Alberto Nisman committed suicide? Let’s kill that lie
Alberto Nisman committed suicide? Let’s kill that lie
Op-ed: Let nobody be fooled into thinking that the prosecutor who was about to testify against Argentina’s president chose to end his own life. And let nobody buy the second big lie now being spread: That the AMIA case has not been solved. It has. Iran was to blame
January 20, 2015, 4:27 pm
When I sat down Monday to write about the appalling death of the courageous Buenos Aires prosecutor who exposed the Iranian and Hezbollah orchestration of the 1994 AMIA bombing, I didn’t even mention the Argentinian authorities’ initial contention that Alberto Nisman had committed suicide, so insulting and ridiculous was the notion.
A
day later, however, and the preposterous idea that Nisman took his own
life has become the Argentinian authorities’ dominant assertion. Let’s
kill that lie stone dead. Alberto Nisman was no suicide.

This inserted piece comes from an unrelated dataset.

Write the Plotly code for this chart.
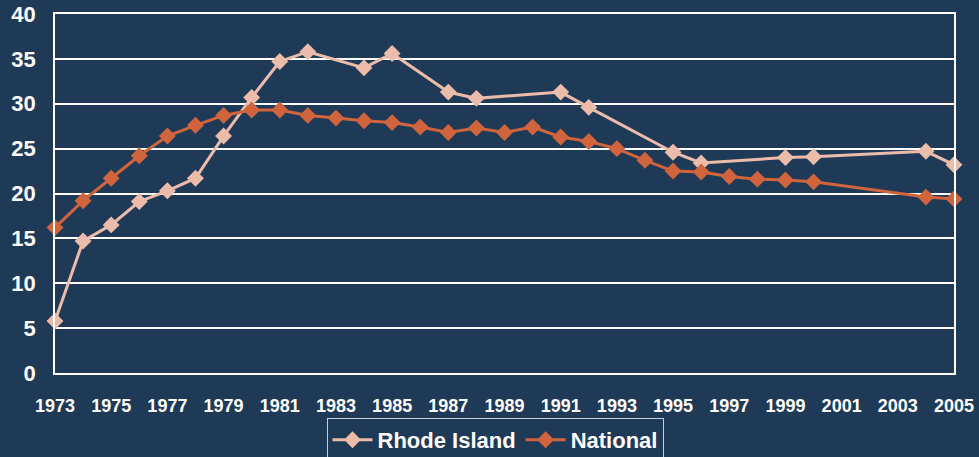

(That he was forced to put a gun to his own
head, a possibility left open by the Argentinian investigating
prosecutor, is quite plausible, however. But that’s not suicide; that’s
murder.)
I’ve just come back from a conversation with
the Argentinian-born Israeli author Gustavo Perednik, who wrote a book
last year about the AMIA case — “To Kill Without A Trace” — and was a
good friend of Nisman’s. “It’s rubbish. It’s lies,” Perednik says
briskly of the despicable suicide claim.
Perednik, who was in constant contact with
Nisman and last met with him in Buenos Aires a month ago, notes that
both Nisman’s personality and the timing of his death render the suicide
notion beyond risible.
Nisman the man was a tennis-playing optimist
who loved and enjoyed life, who spoke of his separation from his
long-term partner a year ago as a “liberation,” and who was utterly
dedicated to his work, notes Perednik. He was a man who firmly shrugged
off death threats, was balanced, and focused, and decent, and fine.

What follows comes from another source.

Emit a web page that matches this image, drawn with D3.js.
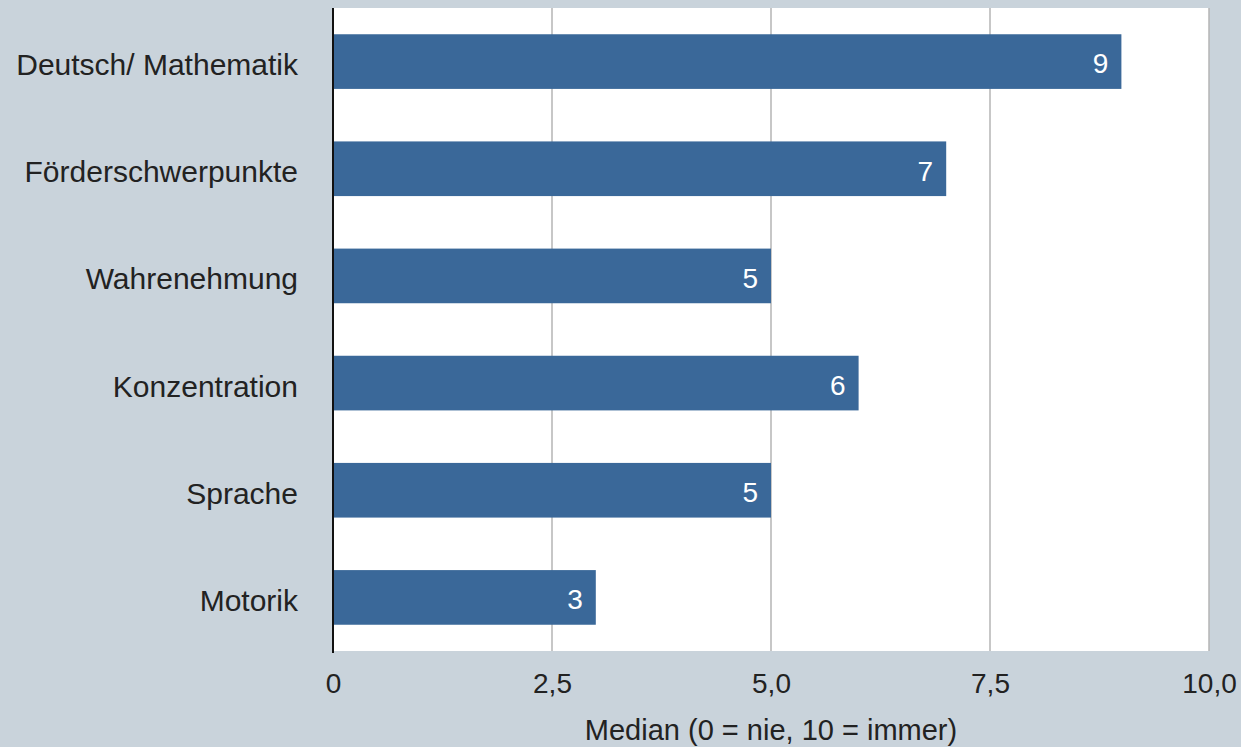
<!DOCTYPE html>
<html>
<head>
<meta charset="utf-8">
<script src="https://cdn.jsdelivr.net/npm/d3@7/dist/d3.min.js"></script>
<style>
  html, body { margin: 0; padding: 0; background: #c9d3db; }
  svg { display: block; }
  text { font-family: "Liberation Sans", Arial, Helvetica, sans-serif; }
</style>
</head>
<body>
<svg id="chart" width="1241" height="747"></svg>
<script>
const categories = ["Deutsch/ Mathematik", "Förderschwerpunkte", "Wahrenehmung", "Konzentration", "Sprache", "Motorik"];
const values = [9, 7, 5, 6, 5, 3];
const tickValues = [0, 2.5, 5, 7.5, 10];
const tickLabels = ["0", "2,5", "5,0", "7,5", "10,0"];
const axisTitle = "Median (0 = nie, 10 = immer)";

const svg = d3.select("#chart");
const W = 1241, H = 747;
const m = { left: 333, right: 32, top: 8, bottom: 96 };
const iw = W - m.left - m.right, ih = H - m.top - m.bottom;

svg.append("rect").attr("width", W).attr("height", H).attr("fill", "#c9d3db");

const g = svg.append("g").attr("transform", `translate(${m.left},${m.top})`);

const x = d3.scaleLinear().domain([0, 10]).range([0, iw]);
const y = d3.scaleBand().domain(categories).range([0, ih]).paddingInner(0.49).paddingOuter(0.245);

g.append("rect").attr("width", iw).attr("height", ih).attr("fill", "#ffffff");

// gridlines
g.selectAll("line.grid").data(tickValues.slice(1)).enter().append("line")
  .attr("class", "grid")
  .attr("x1", d => x(d)).attr("x2", d => x(d))
  .attr("y1", 0).attr("y2", ih)
  .attr("stroke", "#b4b4b4").attr("stroke-width", 1.5);

// bars
g.selectAll("rect.bar").data(values).enter().append("rect")
  .attr("class", "bar")
  .attr("x", 0)
  .attr("y", (d, i) => y(categories[i]))
  .attr("width", d => x(d))
  .attr("height", y.bandwidth())
  .attr("fill", "#3a6899");

// value labels
g.selectAll("text.val").data(values).enter().append("text")
  .attr("class", "val")
  .attr("x", d => x(d) - 13)
  .attr("y", (d, i) => y(categories[i]) + y.bandwidth() / 2)
  .attr("dy", "0.42em")
  .attr("text-anchor", "end")
  .attr("fill", "#ffffff")
  .attr("font-size", 28)
  .text(d => d);

// y axis
const yAxis = d3.axisLeft(y).tickSize(0).tickPadding(35);
const ya = g.append("g").call(yAxis);
ya.select(".domain").remove();
ya.selectAll("text").attr("font-size", 30).attr("dy", "0.45em").attr("fill", "#222").style("font-family", '"Liberation Sans", Arial, sans-serif');

g.append("line").attr("x1", 0).attr("x2", 0).attr("y1", 0).attr("y2", ih + 2)
  .attr("stroke", "#111").attr("stroke-width", 2);

// x axis
const xAxis = d3.axisBottom(x).tickValues(tickValues)
  .tickFormat((d, i) => tickLabels[i]).tickSize(0).tickPadding(22);
const xa = g.append("g").attr("transform", `translate(0,${ih})`).call(xAxis);
xa.select(".domain").remove();
xa.selectAll("text").attr("font-size", 28).attr("fill", "#222").style("font-family", '"Liberation Sans", Arial, sans-serif');

svg.append("text")
  .attr("x", m.left + iw / 2)
  .attr("y", 740)
  .attr("text-anchor", "middle")
  .attr("font-size", 29)
  .attr("fill", "#222")
  .text(axisTitle);
</script>
</body>
</html>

As for the timing, Perednik despairs at the
naivete of anyone prepared to countenance that a prosecutor who has
spent a decade heading a 30-strong team investigating the worst terror
attack ever committed in Argentina; who has identified the Iranian
leaders who ordered it and had them placed on Interpol watch lists; who
has traced and named the Hezbollah terrorists who carried out the
bombing; who has exposed Iran’s still-active terror networks in South
America; and who was about to detail the alleged efforts of Argentinian
President Cristina Fernández and Foreign Minister Hector Timerman to
whitewash Iran’s role — that this man would choose to take his own life
just a few hours before giving his testimony to a Congressional hearing.
But Nisman was found dead by “self-inflicted”

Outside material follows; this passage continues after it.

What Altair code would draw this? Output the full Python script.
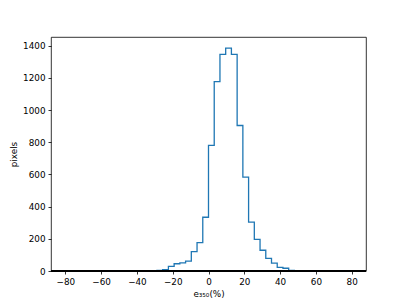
import altair as alt
import pandas as pd

# Histogram bin edges (50 bins from -80 to 80) and counts
bin_lo = -80.0
bin_w = 3.2
counts = [0, 1, 1, 0, 1, 0, 0, 1, 0, 1,
          1, 0, 0, 0, 0, 2, 3, 9, 29, 45,
          50, 61, 120, 176, 334, 781, 1177, 1346, 1385, 1346,
          904, 583, 304, 197, 129, 79, 49, 23, 17, 4,
          0, 0, 0, 0, 0, 0, 0, 0, 0, 0]
edges = [round(bin_lo + bin_w * i, 2) for i in range(len(counts) + 1)]

x_ticks = [-80, -60, -40, -20, 0, 20, 40, 60, 80]
y_ticks = [0, 200, 400, 600, 800, 1000, 1200, 1400]

df = pd.DataFrame({"x": edges, "y": counts + [counts[-1]]})

FONT = "DejaVu Sans"

xs = alt.Scale(domain=[-88, 88], nice=False, zero=False)
ys = alt.Scale(domain=[0, 1454], nice=False)

line = alt.Chart(df).mark_line(
    interpolate="step-after", color="#1f77b4", strokeWidth=1.3
).encode(
    x=alt.X("x:Q", scale=xs,
            axis=alt.Axis(values=x_ticks, title="e₃₅₀(%)", format="d")),
    y=alt.Y("y:Q", scale=ys,
            axis=alt.Axis(values=y_ticks, title="pixels", format="d",
                          labelOverlap=False)),
)

spine = alt.Chart(df).mark_rule(color="black", strokeWidth=0.8).encode(
    y=alt.value(234), x=alt.value(0), x2=alt.value(315)
)

chart = alt.layer(line, spine).properties(
    width=315, height=234,
    autosize=alt.AutoSizeParams(type="none"),
    padding={"left": 43, "top": 29, "right": 25, "bottom": 30},
).configure_view(
    stroke="black", strokeWidth=0.8
).configure_axis(
    domain=False, grid=False,
    tickColor="black", tickWidth=0.8, tickSize=3,
    labelFont=FONT, labelFontSize=8.8, labelColor="black", labelPadding=3,
    titleFont=FONT, titleFontSize=8.8, titleColor="black", titleFontWeight="normal",
    titlePadding=4,
)

chart.save("out.html", embed_options={"renderer": "svg", "actions": False})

bullet wound in a locked apartment with no sign of forced entry, the
Argentinian authorities say? Perednik is succinct and withering about
both motivation and capability: Does anyone doubt that a government
capable of whitewashing Iran is capable of producing a dead prosecutor
in a locked apartment? he asks. “In our last conversation, Nisman told
me that his evidence would either force [those top Argentinian leaders]
to flee or send them to jail. He told me, ‘I’m going to put them in
jail.'” Sunday was their last chance to stop him.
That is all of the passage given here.